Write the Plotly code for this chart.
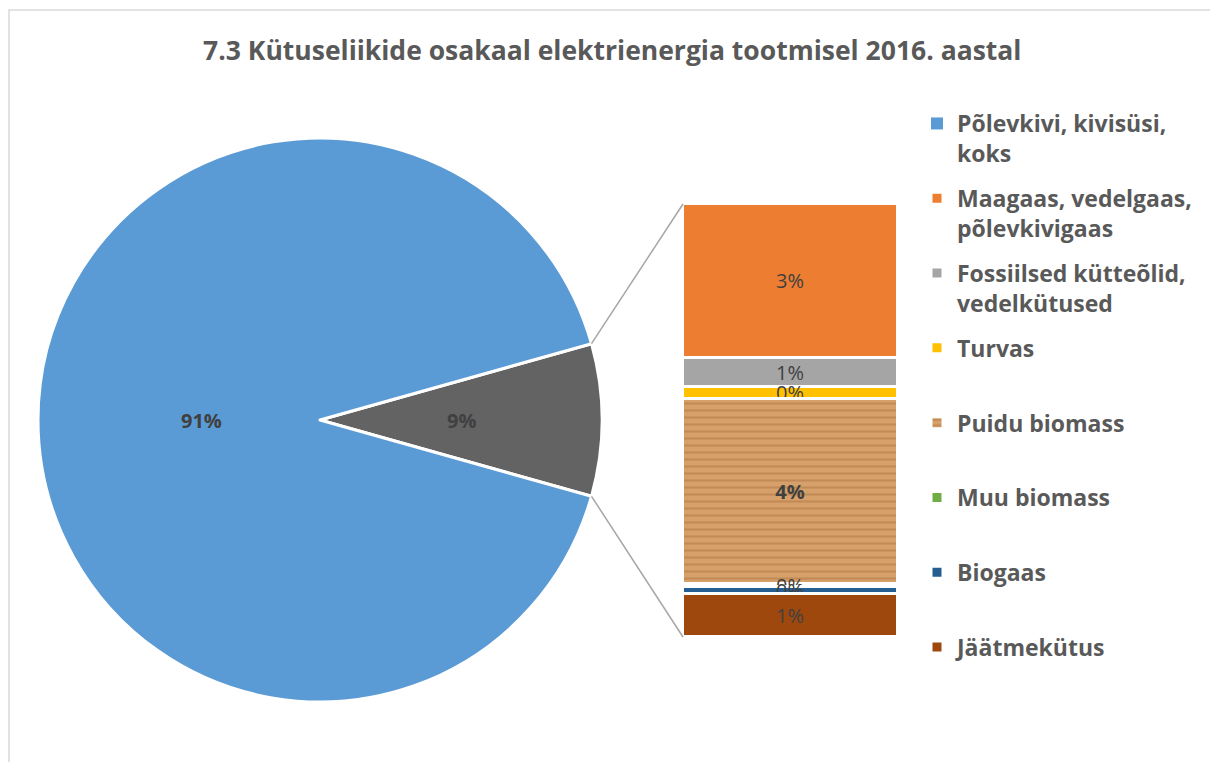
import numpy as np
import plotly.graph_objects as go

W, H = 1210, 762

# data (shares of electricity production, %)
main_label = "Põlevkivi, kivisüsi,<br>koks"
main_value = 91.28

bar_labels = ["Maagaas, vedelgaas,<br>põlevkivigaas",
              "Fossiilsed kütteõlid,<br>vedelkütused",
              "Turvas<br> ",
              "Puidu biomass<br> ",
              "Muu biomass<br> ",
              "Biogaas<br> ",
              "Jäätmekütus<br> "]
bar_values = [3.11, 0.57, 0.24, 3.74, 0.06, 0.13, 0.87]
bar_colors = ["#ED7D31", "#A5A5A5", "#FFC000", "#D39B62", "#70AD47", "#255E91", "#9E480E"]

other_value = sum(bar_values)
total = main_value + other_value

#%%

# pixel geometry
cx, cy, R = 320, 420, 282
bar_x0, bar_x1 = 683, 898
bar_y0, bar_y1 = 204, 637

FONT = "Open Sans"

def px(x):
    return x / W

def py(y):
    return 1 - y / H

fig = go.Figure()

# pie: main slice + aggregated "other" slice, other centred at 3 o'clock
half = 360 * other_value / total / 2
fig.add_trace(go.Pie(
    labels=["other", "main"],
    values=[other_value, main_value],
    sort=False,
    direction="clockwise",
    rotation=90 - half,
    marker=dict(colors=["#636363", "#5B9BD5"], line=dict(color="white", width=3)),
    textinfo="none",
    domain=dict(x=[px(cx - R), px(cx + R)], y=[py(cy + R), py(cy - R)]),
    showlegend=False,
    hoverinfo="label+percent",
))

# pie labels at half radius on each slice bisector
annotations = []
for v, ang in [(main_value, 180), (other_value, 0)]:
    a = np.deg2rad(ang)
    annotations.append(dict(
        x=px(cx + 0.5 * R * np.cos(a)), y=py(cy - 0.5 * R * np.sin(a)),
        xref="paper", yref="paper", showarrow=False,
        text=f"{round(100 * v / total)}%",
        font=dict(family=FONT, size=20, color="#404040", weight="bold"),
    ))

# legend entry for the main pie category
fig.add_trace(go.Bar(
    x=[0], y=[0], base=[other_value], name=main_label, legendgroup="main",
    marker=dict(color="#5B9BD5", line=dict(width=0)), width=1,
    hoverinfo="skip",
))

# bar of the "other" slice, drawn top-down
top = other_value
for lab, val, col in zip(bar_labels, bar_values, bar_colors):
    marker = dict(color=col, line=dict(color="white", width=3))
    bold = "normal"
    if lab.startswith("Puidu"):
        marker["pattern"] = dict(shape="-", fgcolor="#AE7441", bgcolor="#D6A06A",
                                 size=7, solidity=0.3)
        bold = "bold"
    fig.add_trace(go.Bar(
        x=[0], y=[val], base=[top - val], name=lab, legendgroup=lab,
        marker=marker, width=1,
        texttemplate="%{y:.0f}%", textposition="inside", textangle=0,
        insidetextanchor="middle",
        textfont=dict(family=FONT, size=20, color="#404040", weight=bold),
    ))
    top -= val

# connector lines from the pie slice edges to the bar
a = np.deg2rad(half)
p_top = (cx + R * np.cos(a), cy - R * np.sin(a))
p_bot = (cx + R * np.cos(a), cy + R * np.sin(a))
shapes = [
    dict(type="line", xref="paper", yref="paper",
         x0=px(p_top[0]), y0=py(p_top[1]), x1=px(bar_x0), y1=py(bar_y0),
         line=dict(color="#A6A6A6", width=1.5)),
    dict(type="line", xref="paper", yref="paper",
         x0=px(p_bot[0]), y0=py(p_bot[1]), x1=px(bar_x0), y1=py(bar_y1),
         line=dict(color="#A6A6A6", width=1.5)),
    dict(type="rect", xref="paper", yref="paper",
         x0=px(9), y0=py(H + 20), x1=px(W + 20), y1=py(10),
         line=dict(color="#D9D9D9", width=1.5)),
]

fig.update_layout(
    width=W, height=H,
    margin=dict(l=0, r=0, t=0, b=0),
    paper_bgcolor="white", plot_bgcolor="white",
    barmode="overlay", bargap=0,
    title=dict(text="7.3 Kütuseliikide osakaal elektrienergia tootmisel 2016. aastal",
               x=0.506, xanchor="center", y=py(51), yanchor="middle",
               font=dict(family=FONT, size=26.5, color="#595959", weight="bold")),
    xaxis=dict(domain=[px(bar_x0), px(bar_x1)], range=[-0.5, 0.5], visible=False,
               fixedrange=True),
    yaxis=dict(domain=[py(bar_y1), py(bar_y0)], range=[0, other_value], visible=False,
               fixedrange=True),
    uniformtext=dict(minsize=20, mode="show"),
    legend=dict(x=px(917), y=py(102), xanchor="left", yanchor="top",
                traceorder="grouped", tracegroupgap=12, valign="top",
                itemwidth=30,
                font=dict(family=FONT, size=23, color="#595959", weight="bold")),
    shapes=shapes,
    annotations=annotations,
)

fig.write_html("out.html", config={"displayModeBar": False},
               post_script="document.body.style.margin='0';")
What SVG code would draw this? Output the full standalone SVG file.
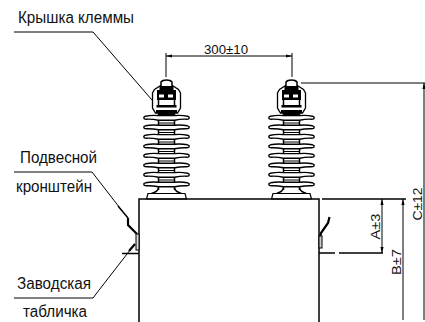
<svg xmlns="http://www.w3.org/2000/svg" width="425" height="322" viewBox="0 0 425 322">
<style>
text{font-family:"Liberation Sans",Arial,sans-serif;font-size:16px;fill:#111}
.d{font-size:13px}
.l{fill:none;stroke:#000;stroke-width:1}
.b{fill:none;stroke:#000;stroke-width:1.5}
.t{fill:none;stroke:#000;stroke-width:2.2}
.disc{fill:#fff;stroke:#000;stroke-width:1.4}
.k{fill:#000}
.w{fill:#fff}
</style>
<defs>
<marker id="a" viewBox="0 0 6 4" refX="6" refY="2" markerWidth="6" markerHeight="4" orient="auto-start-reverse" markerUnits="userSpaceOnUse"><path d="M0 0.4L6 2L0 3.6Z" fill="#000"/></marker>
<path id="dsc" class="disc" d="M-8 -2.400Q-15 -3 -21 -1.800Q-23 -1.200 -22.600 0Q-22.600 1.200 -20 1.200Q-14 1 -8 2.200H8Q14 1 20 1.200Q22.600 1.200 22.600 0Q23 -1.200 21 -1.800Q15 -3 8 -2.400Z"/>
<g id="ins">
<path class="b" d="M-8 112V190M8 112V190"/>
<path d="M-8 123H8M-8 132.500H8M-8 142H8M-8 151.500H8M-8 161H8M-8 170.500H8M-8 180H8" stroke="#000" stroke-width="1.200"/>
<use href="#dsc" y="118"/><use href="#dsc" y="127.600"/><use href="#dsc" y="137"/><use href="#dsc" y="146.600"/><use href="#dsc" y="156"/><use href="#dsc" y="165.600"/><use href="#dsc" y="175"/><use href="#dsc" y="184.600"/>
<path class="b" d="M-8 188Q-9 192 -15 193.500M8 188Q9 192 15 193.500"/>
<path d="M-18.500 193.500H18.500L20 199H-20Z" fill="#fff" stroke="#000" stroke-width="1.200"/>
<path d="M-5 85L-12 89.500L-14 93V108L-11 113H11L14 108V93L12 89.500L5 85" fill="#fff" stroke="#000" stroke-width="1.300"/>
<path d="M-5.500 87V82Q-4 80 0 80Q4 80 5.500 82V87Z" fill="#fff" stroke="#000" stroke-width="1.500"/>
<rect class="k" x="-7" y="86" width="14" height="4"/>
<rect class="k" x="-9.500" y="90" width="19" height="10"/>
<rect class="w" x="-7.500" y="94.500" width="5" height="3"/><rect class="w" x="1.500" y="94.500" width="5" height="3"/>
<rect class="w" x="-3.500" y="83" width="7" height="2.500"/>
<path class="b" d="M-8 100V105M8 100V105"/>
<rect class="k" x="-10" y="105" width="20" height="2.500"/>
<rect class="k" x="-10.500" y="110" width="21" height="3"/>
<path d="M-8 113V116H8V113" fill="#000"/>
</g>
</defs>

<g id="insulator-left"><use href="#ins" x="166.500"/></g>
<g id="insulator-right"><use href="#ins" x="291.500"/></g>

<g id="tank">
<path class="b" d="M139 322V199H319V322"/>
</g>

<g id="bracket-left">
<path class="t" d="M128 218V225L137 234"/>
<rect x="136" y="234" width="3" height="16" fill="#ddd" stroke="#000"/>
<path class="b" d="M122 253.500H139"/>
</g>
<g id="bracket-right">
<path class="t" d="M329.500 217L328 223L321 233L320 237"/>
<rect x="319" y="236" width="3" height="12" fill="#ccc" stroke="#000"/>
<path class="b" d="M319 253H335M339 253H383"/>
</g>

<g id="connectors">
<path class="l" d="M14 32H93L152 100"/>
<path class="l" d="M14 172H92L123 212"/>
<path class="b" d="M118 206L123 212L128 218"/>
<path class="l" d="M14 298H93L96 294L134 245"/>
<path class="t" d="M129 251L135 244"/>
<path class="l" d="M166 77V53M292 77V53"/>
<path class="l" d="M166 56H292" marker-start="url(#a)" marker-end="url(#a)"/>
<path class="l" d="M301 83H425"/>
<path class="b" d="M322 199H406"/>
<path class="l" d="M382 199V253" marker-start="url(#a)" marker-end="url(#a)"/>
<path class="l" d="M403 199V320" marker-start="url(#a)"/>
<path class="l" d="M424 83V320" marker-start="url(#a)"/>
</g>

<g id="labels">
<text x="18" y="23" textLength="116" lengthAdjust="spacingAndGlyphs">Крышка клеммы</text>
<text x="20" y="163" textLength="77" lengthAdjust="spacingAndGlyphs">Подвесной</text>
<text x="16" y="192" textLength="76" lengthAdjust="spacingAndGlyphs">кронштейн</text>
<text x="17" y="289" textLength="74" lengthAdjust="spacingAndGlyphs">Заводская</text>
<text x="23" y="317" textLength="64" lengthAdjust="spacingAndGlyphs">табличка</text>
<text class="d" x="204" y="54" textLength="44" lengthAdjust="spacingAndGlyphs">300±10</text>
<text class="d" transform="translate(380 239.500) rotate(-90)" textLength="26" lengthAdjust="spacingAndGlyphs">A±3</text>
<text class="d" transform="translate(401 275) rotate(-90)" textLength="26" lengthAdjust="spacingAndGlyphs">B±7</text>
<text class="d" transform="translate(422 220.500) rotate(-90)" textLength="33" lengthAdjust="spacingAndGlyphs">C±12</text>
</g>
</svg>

What you have to do ::
Copy nothing past the line containing "main_value = 91.28": reproduce every line from the start of the records up to it, skipping pictures.

Full response ::
Write the Plotly code for this chart.
import numpy as np
import plotly.graph_objects as go

W, H = 1210, 762

# data (shares of electricity production, %)
main_label = "Põlevkivi, kivisüsi,<br>koks"
main_value = 91.28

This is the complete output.